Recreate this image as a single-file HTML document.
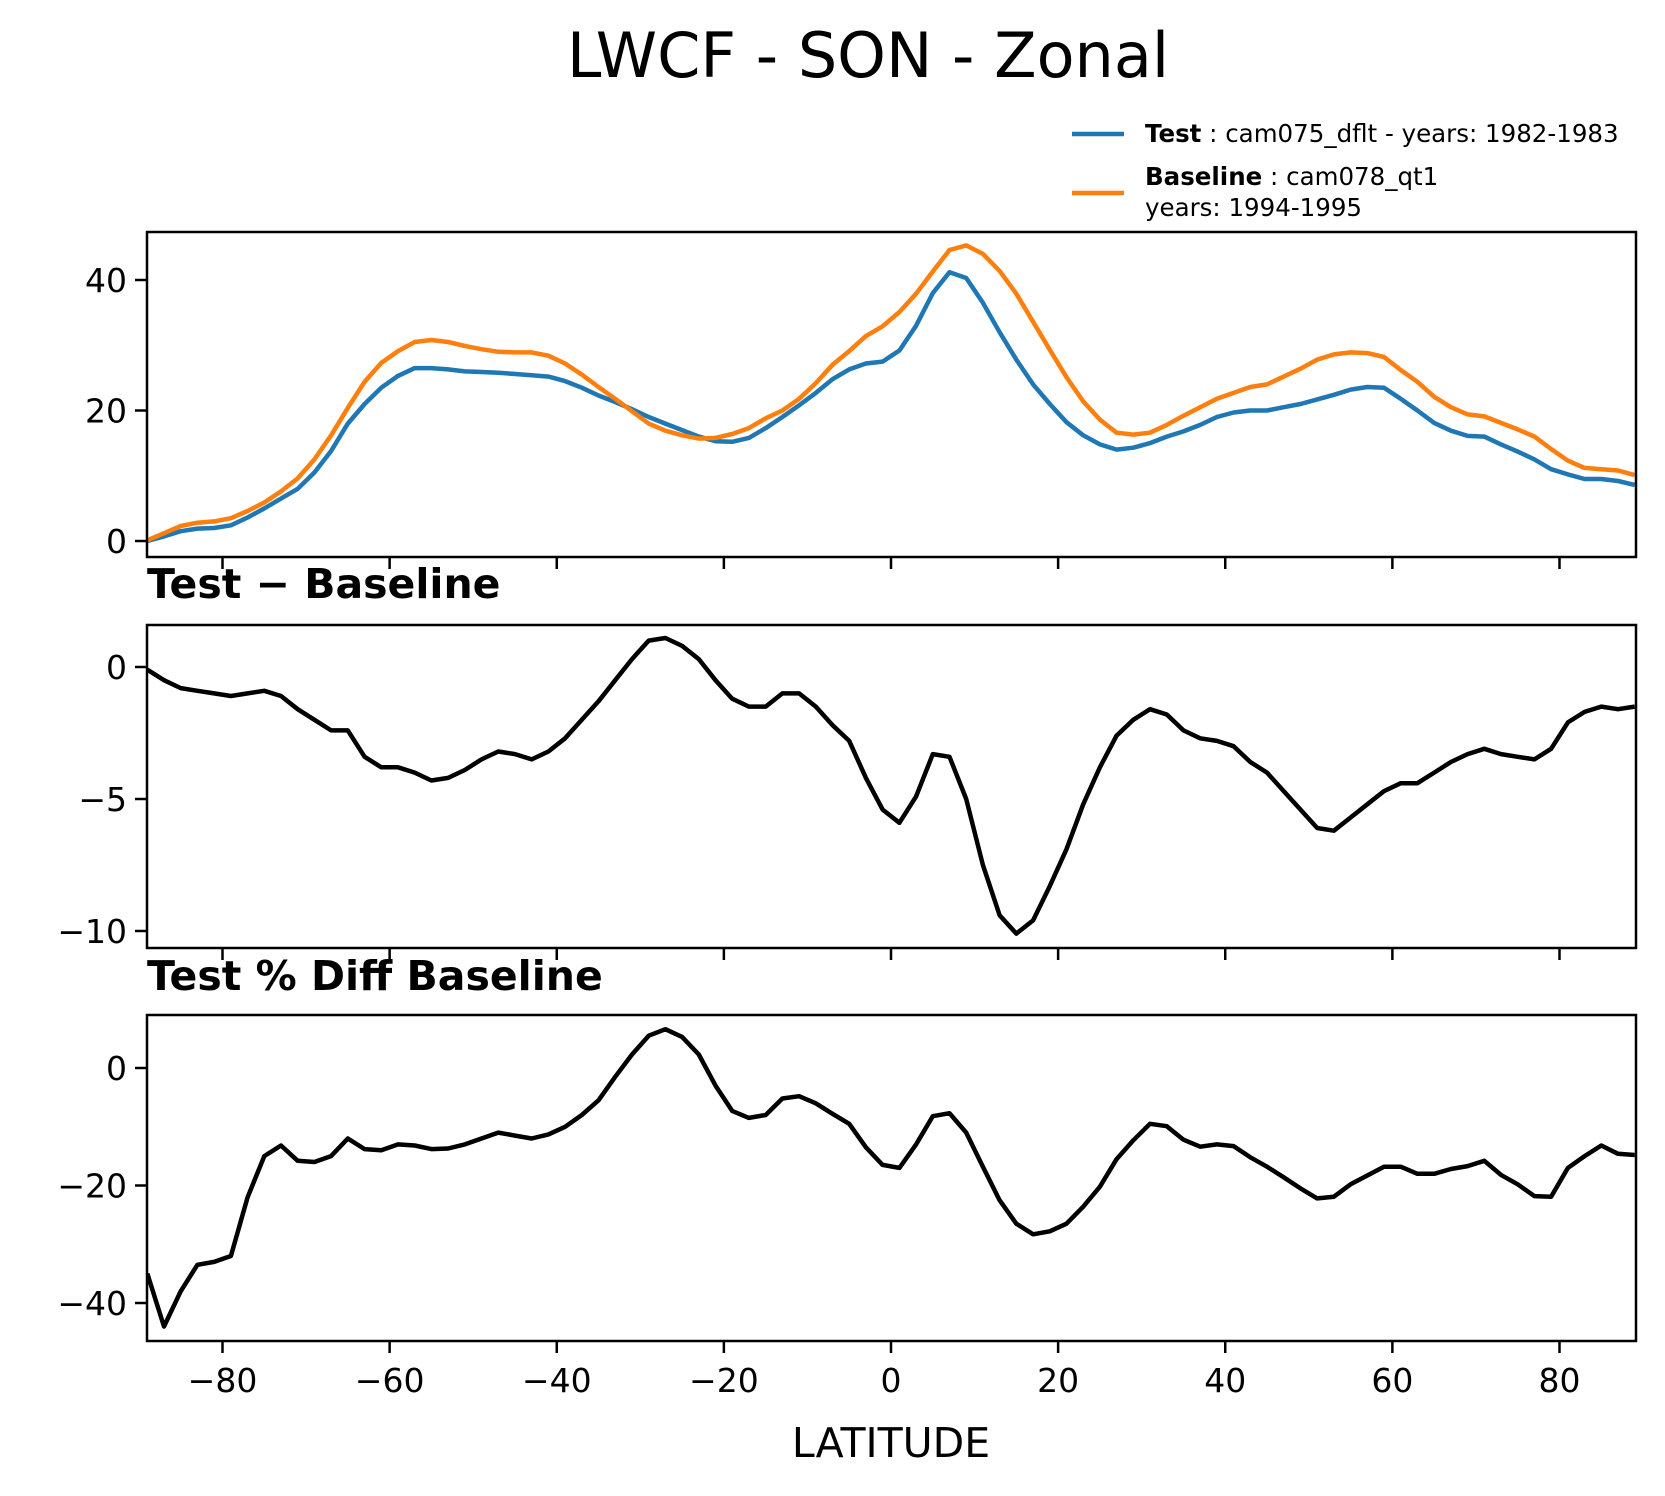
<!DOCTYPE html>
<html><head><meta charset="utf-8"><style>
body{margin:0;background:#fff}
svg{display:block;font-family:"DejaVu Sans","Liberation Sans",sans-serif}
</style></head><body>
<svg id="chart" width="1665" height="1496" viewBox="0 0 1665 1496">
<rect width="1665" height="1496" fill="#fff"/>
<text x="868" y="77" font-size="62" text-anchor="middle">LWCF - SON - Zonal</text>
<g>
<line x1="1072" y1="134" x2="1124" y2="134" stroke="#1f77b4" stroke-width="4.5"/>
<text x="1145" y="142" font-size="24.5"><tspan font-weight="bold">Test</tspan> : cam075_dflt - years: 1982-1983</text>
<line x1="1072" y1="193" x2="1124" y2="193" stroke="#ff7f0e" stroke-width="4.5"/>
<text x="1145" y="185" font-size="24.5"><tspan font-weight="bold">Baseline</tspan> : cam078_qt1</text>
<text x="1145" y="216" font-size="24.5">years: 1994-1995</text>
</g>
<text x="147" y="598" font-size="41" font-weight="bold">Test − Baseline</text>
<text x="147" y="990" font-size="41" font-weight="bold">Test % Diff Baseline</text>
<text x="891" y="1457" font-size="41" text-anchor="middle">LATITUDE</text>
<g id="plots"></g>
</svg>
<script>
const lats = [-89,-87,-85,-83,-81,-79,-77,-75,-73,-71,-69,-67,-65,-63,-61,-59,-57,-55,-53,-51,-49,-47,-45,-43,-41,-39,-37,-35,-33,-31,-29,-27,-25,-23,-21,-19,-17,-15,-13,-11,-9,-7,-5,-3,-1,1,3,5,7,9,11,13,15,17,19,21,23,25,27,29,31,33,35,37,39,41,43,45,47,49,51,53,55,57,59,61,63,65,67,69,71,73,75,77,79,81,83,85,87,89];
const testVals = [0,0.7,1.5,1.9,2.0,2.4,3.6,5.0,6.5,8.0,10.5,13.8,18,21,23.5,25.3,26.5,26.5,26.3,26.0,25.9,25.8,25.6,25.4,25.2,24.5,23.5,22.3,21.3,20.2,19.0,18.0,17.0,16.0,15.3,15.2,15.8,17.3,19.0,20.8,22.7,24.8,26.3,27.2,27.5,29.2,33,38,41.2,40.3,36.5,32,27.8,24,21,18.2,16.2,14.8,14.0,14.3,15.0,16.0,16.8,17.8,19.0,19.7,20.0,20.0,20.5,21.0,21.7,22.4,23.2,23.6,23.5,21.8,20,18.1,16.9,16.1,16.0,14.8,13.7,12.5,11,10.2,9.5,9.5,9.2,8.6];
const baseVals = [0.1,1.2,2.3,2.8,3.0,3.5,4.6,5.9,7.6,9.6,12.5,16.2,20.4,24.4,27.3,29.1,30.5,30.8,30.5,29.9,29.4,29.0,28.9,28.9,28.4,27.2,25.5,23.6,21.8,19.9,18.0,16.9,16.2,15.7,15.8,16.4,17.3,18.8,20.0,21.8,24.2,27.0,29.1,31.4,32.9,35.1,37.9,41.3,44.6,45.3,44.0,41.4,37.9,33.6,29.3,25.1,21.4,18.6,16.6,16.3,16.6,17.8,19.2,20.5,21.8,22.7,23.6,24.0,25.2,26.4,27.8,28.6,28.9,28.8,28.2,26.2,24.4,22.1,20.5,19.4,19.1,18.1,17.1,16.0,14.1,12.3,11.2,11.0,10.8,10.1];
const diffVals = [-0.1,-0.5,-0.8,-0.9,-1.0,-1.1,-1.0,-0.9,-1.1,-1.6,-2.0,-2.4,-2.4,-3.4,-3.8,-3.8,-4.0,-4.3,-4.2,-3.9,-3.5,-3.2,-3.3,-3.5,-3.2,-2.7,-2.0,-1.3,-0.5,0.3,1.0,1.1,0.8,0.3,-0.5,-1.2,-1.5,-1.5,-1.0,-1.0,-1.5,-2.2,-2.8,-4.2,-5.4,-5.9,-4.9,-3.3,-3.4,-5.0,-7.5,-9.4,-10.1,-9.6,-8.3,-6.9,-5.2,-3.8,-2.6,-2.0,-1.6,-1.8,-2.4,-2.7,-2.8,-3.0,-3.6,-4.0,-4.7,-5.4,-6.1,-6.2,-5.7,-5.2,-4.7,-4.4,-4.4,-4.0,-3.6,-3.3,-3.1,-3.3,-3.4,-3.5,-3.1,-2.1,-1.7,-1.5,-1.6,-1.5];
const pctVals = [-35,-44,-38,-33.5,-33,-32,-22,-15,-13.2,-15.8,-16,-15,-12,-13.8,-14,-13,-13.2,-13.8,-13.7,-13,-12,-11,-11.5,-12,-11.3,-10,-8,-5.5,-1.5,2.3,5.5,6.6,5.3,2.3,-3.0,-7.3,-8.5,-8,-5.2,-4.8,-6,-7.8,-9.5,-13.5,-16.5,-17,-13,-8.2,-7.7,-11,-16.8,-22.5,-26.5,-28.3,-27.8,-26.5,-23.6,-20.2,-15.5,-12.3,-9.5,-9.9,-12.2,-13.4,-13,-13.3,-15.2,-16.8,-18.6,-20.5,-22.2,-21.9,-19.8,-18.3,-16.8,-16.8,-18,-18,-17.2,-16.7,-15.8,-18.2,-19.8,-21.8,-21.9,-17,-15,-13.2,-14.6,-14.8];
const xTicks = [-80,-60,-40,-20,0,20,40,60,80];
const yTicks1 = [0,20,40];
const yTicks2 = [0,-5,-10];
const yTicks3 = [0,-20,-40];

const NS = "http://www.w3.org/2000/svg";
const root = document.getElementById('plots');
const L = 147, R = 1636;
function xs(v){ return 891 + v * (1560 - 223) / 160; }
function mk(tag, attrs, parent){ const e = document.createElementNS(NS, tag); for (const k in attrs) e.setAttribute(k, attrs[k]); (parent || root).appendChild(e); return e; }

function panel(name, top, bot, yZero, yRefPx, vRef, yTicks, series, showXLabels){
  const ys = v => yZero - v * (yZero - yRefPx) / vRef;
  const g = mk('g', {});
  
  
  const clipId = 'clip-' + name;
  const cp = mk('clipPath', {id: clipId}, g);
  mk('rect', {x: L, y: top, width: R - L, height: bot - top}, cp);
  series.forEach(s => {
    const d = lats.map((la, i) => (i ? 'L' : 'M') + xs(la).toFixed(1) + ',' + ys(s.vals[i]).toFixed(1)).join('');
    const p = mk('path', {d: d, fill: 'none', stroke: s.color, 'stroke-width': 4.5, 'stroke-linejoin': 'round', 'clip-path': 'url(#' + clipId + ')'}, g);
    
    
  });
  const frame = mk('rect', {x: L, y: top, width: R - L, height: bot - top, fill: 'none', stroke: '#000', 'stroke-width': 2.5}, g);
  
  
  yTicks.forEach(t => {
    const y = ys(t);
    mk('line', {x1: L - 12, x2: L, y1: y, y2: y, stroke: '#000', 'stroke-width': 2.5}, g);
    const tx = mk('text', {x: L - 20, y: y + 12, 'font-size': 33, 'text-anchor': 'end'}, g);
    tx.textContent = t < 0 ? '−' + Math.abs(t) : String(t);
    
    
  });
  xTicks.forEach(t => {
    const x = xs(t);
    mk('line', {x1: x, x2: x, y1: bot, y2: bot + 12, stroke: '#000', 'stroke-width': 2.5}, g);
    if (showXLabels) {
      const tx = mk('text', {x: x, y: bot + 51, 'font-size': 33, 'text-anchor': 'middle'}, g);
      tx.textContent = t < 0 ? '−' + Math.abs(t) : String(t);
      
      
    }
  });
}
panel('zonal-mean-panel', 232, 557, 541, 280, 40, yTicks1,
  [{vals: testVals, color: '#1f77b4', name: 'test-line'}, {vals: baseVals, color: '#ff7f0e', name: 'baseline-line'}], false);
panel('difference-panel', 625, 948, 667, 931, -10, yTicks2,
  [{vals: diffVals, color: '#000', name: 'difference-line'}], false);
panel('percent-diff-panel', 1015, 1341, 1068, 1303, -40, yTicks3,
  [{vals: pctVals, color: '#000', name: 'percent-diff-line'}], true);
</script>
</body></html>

**REQUEST:**
State how many lines of the listing above hold the word "document", with nothing but the number.

**RESULT:**
3